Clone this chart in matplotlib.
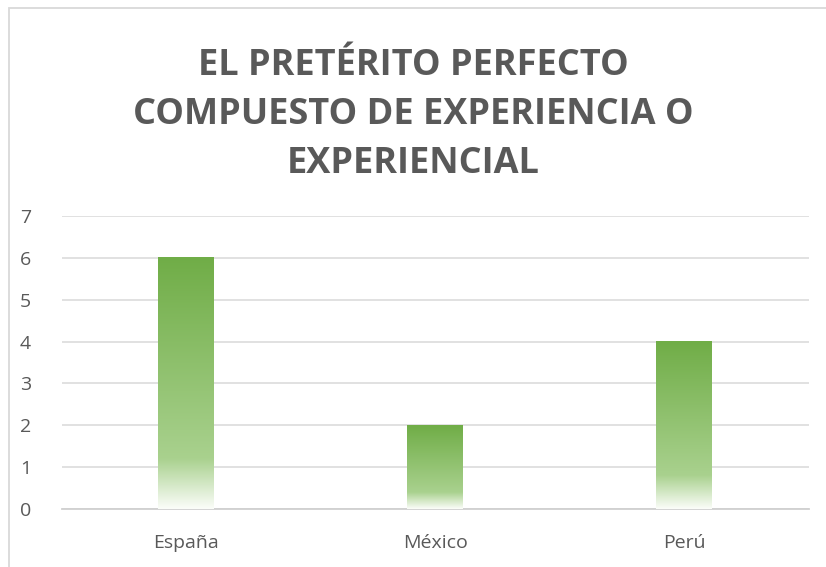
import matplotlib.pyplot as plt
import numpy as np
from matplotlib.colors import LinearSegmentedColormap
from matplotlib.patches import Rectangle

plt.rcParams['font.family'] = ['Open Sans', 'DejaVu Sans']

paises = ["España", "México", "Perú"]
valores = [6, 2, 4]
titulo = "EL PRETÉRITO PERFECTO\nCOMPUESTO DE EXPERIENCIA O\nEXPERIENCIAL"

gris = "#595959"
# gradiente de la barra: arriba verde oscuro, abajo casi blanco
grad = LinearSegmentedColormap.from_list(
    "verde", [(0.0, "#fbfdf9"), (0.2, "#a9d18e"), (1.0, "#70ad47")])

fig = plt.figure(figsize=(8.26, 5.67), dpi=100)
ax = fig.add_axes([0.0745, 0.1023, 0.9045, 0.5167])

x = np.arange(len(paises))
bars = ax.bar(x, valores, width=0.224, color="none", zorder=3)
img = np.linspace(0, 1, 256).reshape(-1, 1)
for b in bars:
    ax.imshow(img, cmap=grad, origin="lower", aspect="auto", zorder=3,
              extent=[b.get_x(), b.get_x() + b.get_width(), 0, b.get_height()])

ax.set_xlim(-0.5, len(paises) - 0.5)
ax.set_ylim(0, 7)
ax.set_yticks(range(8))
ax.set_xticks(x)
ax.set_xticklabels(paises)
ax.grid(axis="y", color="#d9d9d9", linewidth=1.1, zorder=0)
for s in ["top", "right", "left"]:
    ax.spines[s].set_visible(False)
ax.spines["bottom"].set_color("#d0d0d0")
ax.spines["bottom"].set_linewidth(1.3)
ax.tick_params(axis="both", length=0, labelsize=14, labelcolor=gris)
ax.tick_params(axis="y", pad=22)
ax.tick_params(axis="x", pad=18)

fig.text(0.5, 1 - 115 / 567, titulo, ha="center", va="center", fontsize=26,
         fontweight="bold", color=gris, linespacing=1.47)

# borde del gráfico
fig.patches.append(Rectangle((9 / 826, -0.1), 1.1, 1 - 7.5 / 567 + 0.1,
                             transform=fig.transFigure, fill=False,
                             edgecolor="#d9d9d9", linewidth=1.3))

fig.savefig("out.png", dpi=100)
········
### What is required
Leave the pictures out and copy the rest of the data exactly.

### Result
Clone this chart in matplotlib.
import matplotlib.pyplot as plt
import numpy as np
from matplotlib.colors import LinearSegmentedColormap
from matplotlib.patches import Rectangle

plt.rcParams['font.family'] = ['Open Sans', 'DejaVu Sans']

paises = ["España", "México", "Perú"]
valores = [6, 2, 4]
titulo = "EL PRETÉRITO PERFECTO\nCOMPUESTO DE EXPERIENCIA O\nEXPERIENCIAL"

gris = "#595959"
# gradiente de la barra: arriba verde oscuro, abajo casi blanco
grad = LinearSegmentedColormap.from_list(
    "verde", [(0.0, "#fbfdf9"), (0.2, "#a9d18e"), (1.0, "#70ad47")])

fig = plt.figure(figsize=(8.26, 5.67), dpi=100)
ax = fig.add_axes([0.0745, 0.1023, 0.9045, 0.5167])

x = np.arange(len(paises))
bars = ax.bar(x, valores, width=0.224, color="none", zorder=3)
img = np.linspace(0, 1, 256).reshape(-1, 1)
for b in bars:
    ax.imshow(img, cmap=grad, origin="lower", aspect="auto", zorder=3,
              extent=[b.get_x(), b.get_x() + b.get_width(), 0, b.get_height()])

ax.set_xlim(-0.5, len(paises) - 0.5)
ax.set_ylim(0, 7)
ax.set_yticks(range(8))
ax.set_xticks(x)
ax.set_xticklabels(paises)
ax.grid(axis="y", color="#d9d9d9", linewidth=1.1, zorder=0)
for s in ["top", "right", "left"]:
    ax.spines[s].set_visible(False)
ax.spines["bottom"].set_color("#d0d0d0")
ax.spines["bottom"].set_linewidth(1.3)
ax.tick_params(axis="both", length=0, labelsize=14, labelcolor=gris)
ax.tick_params(axis="y", pad=22)
ax.tick_params(axis="x", pad=18)

fig.text(0.5, 1 - 115 / 567, titulo, ha="center", va="center", fontsize=26,
         fontweight="bold", color=gris, linespacing=1.47)

# borde del gráfico
fig.patches.append(Rectangle((9 / 826, -0.1), 1.1, 1 - 7.5 / 567 + 0.1,
                             transform=fig.transFigure, fill=False,
                             edgecolor="#d9d9d9", linewidth=1.3))

fig.savefig("out.png", dpi=100)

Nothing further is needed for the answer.